» **Required work**
Only the lines from the start of the data through the line containing "-0.975, -0.401, -0.486];" should be written out, exactly as they are, with both ends included and the pictures left out.
..............................
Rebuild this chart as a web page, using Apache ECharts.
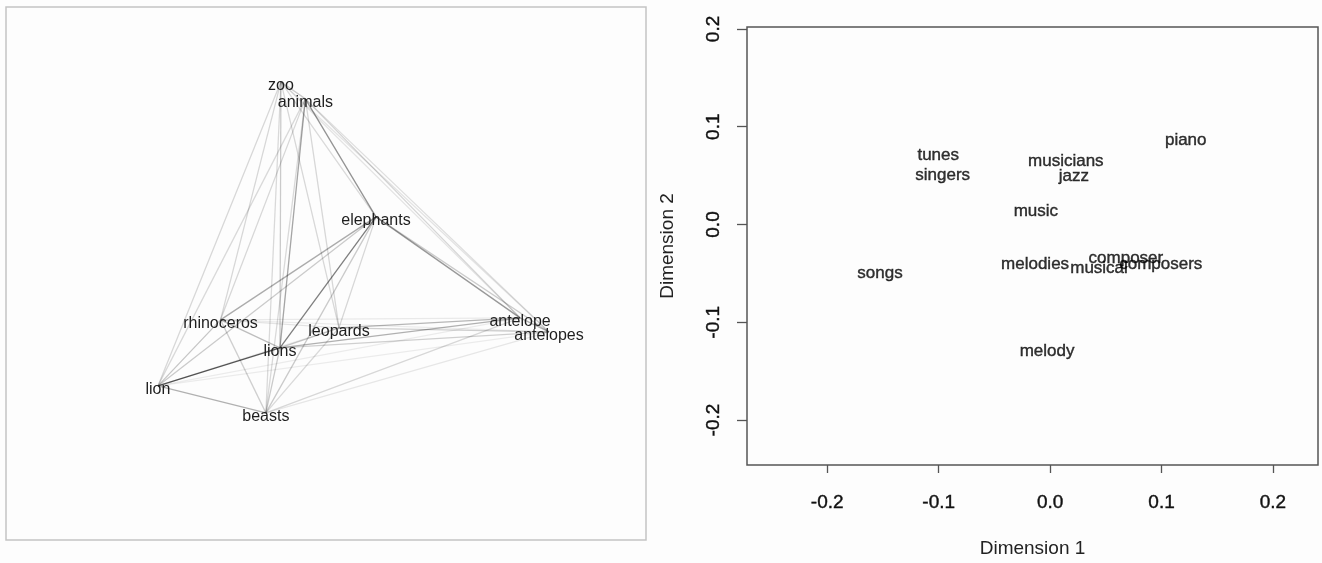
<!DOCTYPE html>
<html>
<head>
<meta charset="utf-8">
<script src="https://cdn.jsdelivr.net/npm/echarts@6/dist/echarts.min.js"></script>
<style>
  html, body { margin: 0; padding: 0; background: #fdfdfd; }
  #chart { width: 1322px; height: 563px; }
</style>
</head>
<body>
<div id="chart"></div>
<script>
// left panel: word network (layout coords normalised to [-1, 1])
const nodeNames = ['zoo', 'animals', 'elephants', 'rhinoceros', 'leopards', 'lions', 'lion', 'beasts', 'antelope', 'antelopes'];
const nodeX = [-0.371, -0.246, 0.115, -0.680, -0.074, -0.376, -1.0, -0.448, 0.852, 1.0];
const nodeY = [1.025, 0.922, 0.209, -0.413, -0.461, -0.582, -0.812, -0.975, -0.401, -0.486];

const edgeSource = [
  'lion', 'elephants', 'animals', 'elephants', 'animals', 'rhinoceros', 'lions', 'leopards', 'lion', 'lion',
  'lion', 'rhinoceros', 'rhinoceros', 'lions', 'beasts', 'beasts', 'beasts', 'beasts', 'zoo', 'zoo',
  'zoo', 'zoo', 'zoo', 'zoo', 'zoo', 'zoo', 'zoo', 'animals', 'animals', 'animals',
  'animals', 'animals', 'animals', 'elephants', 'elephants', 'rhinoceros', 'rhinoceros', 'rhinoceros', 'leopards', 'leopards',
  'lions', 'lion', 'lion', 'lion', 'antelope'
];
const edgeTarget = [
  'lions', 'lions', 'elephants', 'antelope', 'lions', 'elephants', 'antelope', 'antelope', 'beasts', 'rhinoceros',
  'elephants', 'lions', 'beasts', 'beasts', 'elephants', 'leopards', 'antelope', 'antelopes', 'lion', 'rhinoceros',
  'lions', 'beasts', 'leopards', 'animals', 'elephants', 'antelope', 'antelopes', 'lion', 'rhinoceros', 'beasts',
  'leopards', 'antelope', 'antelopes', 'leopards', 'antelopes', 'antelope', 'antelopes', 'leopards', 'lions', 'antelopes',
  'antelopes', 'leopards', 'antelope', 'antelopes', 'antelopes'
];
const edgeWeight = [
  0.65, 0.5, 0.42, 0.4, 0.35, 0.32, 0.3, 0.28, 0.3, 0.22,
  0.2, 0.25, 0.18, 0.2, 0.2, 0.14, 0.15, 0.09, 0.15, 0.15,
  0.2, 0.14, 0.15, 0.2, 0.14, 0.1, 0.1, 0.14, 0.15, 0.14,
  0.15, 0.16, 0.12, 0.15, 0.2, 0.08, 0.07, 0.1, 0.2, 0.18,
  0.18, 0.08, 0.07, 0.07, 0.3
];

// right panel: MDS of music words
const wordNames = ['piano', 'tunes', 'singers', 'musicians', 'jazz', 'music', 'melodies', 'composer', 'composers', 'musical', 'songs', 'melody'];
const wordX = [0.1217, -0.1004, -0.0964, 0.0141, 0.0213, -0.0128, -0.0135, 0.068, 0.0993, 0.0439, -0.1527, -0.0027];
const wordY = [0.0859, 0.0712, 0.0503, 0.0644, 0.0497, 0.0132, -0.0406, -0.0345, -0.0406, -0.0449, -0.0498, -0.1294];

const xTicks = [-0.2, -0.1, 0.0, 0.1, 0.2];
const yTicks = [-0.2, -0.1, 0.0, 0.1, 0.2];

const font = "'Liberation Sans', Arial, sans-serif";

const chart = echarts.init(document.getElementById('chart'), null, { renderer: 'canvas' });

const nodes = nodeNames.map((n, i) => ({ name: n, value: [nodeX[i], nodeY[i]] }));
const links = edgeSource.map((s, i) => ({
  source: s,
  target: edgeTarget[i],
  lineStyle: { color: '#000', opacity: edgeWeight[i], width: 1.3 }
}));

const tickLabel = { fontFamily: font, fontSize: 19, color: '#111', textBorderColor: '#111', textBorderWidth: 0.4 };
const fmt = v => (Math.abs(v) < 1e-9 ? 0 : v).toFixed(1);

chart.setOption({
  backgroundColor: '#fdfdfd',
  animation: false,
  grid: [
    { left: 6, top: 7, width: 640, height: 533, show: true, borderColor: '#c4c4c4', borderWidth: 1.5, backgroundColor: 'transparent' },
    { left: 747, top: 27, width: 571, height: 439, show: true, borderColor: '#555', borderWidth: 1.5, backgroundColor: 'transparent' }
  ],
  xAxis: [
    { gridIndex: 0, type: 'value', min: -1.777, max: 1.496, show: false },
    {
      gridIndex: 1, type: 'value', min: -0.272, max: 0.2404,
      axisLine: { show: false, onZero: false },
      splitLine: { show: false },
      axisTick: { show: true, length: 8, inside: false, lineStyle: { color: '#555', width: 1.3 }, customValues: xTicks },
      axisLabel: { ...tickLabel, margin: 28, customValues: xTicks, formatter: fmt },
      name: 'Dimension 1', nameLocation: 'middle', nameGap: 74,
      nameTextStyle: { fontFamily: font, fontSize: 19, color: '#222' }
    }
  ],
  yAxis: [
    { gridIndex: 0, type: 'value', min: -1.743, max: 1.477, show: false },
    {
      gridIndex: 1, type: 'value', min: -0.246, max: 0.202,
      axisLine: { show: false, onZero: false },
      splitLine: { show: false },
      axisTick: { show: true, length: 10, inside: false, lineStyle: { color: '#555', width: 1.3 }, customValues: yTicks },
      axisLabel: { ...tickLabel, margin: 24, rotate: 90, customValues: yTicks, formatter: fmt },
      name: 'Dimension 2', nameLocation: 'middle', nameGap: 70, nameRotate: 90,
      nameTextStyle: { fontFamily: font, fontSize: 19, color: '#222' }
    }
  ],
  series: [
    {
      type: 'graph',
      coordinateSystem: 'cartesian2d',
      xAxisIndex: 0,
      yAxisIndex: 0,
      layout: 'none',
      symbolSize: 0,
      data: nodes,
      links: links,
      label: {
        show: true, position: 'inside', offset: [0, 4],
        fontFamily: font, fontSize: 16, color: '#1e1e1e',
        formatter: p => p.name
      },
      emphasis: { disabled: true },
      z: 2
    },
    {
      type: 'scatter',
      xAxisIndex: 1,
      yAxisIndex: 1,
      symbolSize: 0,
      data: wordNames.map((n, i) => ({ name: n, value: [wordX[i], wordY[i]] })),
      label: {
        show: true, position: 'inside',
        fontFamily: font, fontSize: 17, color: '#000',
        textBorderColor: '#000', textBorderWidth: 0.4,
        formatter: p => p.name
      },
      emphasis: { disabled: true }
    }
  ]
});
</script>
</body>
</html>
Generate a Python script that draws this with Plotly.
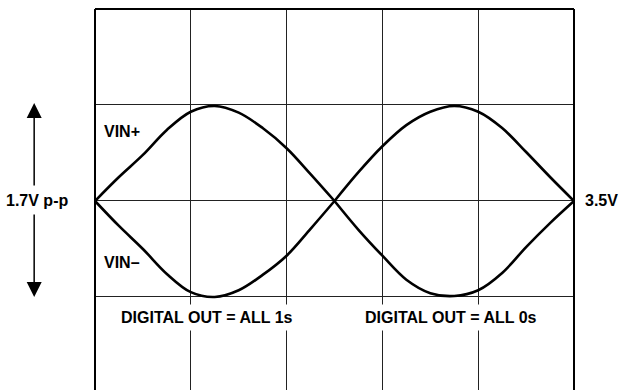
..............................
» **Result**
Rebuild this chart as a web page, using Apache ECharts.
<!DOCTYPE html>
<html>
<head>
<meta charset="utf-8">
<script src="https://cdn.jsdelivr.net/npm/echarts@6/dist/echarts.min.js"></script>
<style>
  html, body { margin: 0; padding: 0; background: #fdfdfd; }
  #chart { width: 1322px; height: 563px; }
</style>
</head>
<body>
<div id="chart"></div>
<script>
// left panel: word network (layout coords normalised to [-1, 1])
const nodeNames = ['zoo', 'animals', 'elephants', 'rhinoceros', 'leopards', 'lions', 'lion', 'beasts', 'antelope', 'antelopes'];
const nodeX = [-0.371, -0.246, 0.115, -0.680, -0.074, -0.376, -1.0, -0.448, 0.852, 1.0];
const nodeY = [1.025, 0.922, 0.209, -0.413, -0.461, -0.582, -0.812, -0.975, -0.401, -0.486];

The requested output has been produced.